= GIVEN PROBLEM =
Leave out the pictures and repeat exactly the lines between the one containing "Generate a LaTeX" and the one containing "minimum width=351pt, minimum", inclusive.

──────── DATA SECTION

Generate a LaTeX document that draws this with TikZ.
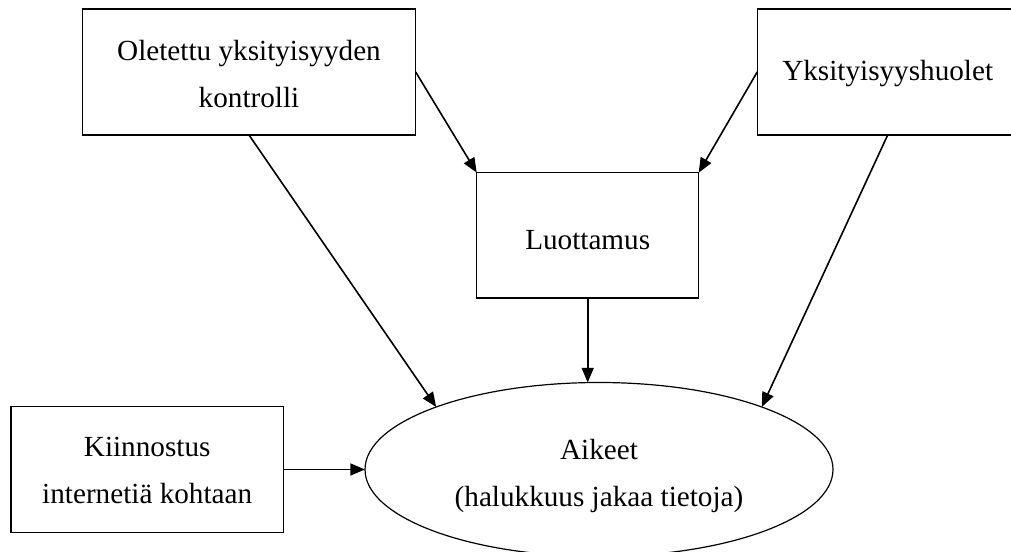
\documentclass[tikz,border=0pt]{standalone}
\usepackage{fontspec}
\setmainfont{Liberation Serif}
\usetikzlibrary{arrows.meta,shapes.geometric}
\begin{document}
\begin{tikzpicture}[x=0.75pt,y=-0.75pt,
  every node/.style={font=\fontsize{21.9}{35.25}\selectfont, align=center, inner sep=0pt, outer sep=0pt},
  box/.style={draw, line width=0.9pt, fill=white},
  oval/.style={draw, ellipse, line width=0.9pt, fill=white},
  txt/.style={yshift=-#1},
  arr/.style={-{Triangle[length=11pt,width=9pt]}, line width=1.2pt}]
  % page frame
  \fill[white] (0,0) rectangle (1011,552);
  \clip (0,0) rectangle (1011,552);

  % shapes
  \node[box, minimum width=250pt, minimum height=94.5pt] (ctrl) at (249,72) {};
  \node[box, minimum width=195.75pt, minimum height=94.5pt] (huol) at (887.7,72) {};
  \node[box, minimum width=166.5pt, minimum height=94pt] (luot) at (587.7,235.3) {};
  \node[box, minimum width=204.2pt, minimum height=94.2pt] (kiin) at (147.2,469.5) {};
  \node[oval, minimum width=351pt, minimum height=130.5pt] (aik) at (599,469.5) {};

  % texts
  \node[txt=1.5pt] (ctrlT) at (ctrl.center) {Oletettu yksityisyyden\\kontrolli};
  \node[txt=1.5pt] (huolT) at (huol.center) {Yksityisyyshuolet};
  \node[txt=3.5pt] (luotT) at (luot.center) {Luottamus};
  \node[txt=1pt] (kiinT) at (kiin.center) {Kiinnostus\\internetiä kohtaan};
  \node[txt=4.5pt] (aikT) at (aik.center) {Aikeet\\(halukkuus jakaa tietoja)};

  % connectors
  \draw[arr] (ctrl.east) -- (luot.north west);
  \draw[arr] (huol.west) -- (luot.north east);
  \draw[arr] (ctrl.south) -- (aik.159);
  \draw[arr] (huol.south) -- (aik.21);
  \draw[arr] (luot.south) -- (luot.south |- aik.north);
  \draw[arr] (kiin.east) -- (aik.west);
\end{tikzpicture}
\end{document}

────────────────
──────── DATA SECTION

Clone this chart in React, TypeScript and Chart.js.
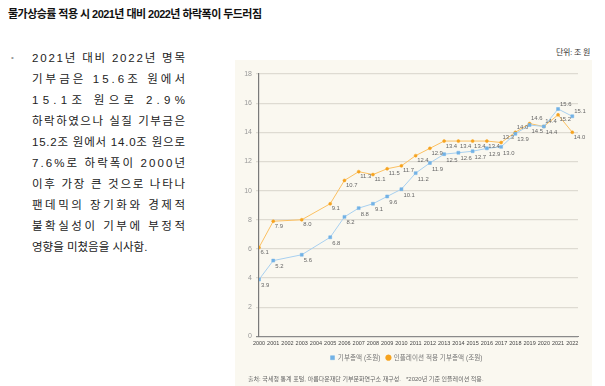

────────────────

= FINISHED EXERCISE =
Generate a LaTeX document that draws this with TikZ.
\documentclass[tikz,border=0pt]{standalone}
\usepackage{fontspec}
\setmainfont{Liberation Serif}
\usetikzlibrary{arrows.meta,shapes.geometric}
\begin{document}
\begin{tikzpicture}[x=0.75pt,y=-0.75pt,
  every node/.style={font=\fontsize{21.9}{35.25}\selectfont, align=center, inner sep=0pt, outer sep=0pt},
  box/.style={draw, line width=0.9pt, fill=white},
  oval/.style={draw, ellipse, line width=0.9pt, fill=white},
  txt/.style={yshift=-#1},
  arr/.style={-{Triangle[length=11pt,width=9pt]}, line width=1.2pt}]
  % page frame
  \fill[white] (0,0) rectangle (1011,552);
  \clip (0,0) rectangle (1011,552);

  % shapes
  \node[box, minimum width=250pt, minimum height=94.5pt] (ctrl) at (249,72) {};
  \node[box, minimum width=195.75pt, minimum height=94.5pt] (huol) at (887.7,72) {};
  \node[box, minimum width=166.5pt, minimum height=94pt] (luot) at (587.7,235.3) {};
  \node[box, minimum width=204.2pt, minimum height=94.2pt] (kiin) at (147.2,469.5) {};
  \node[oval, minimum width=351pt, minimum height=130.5pt] (aik) at (599,469.5) {};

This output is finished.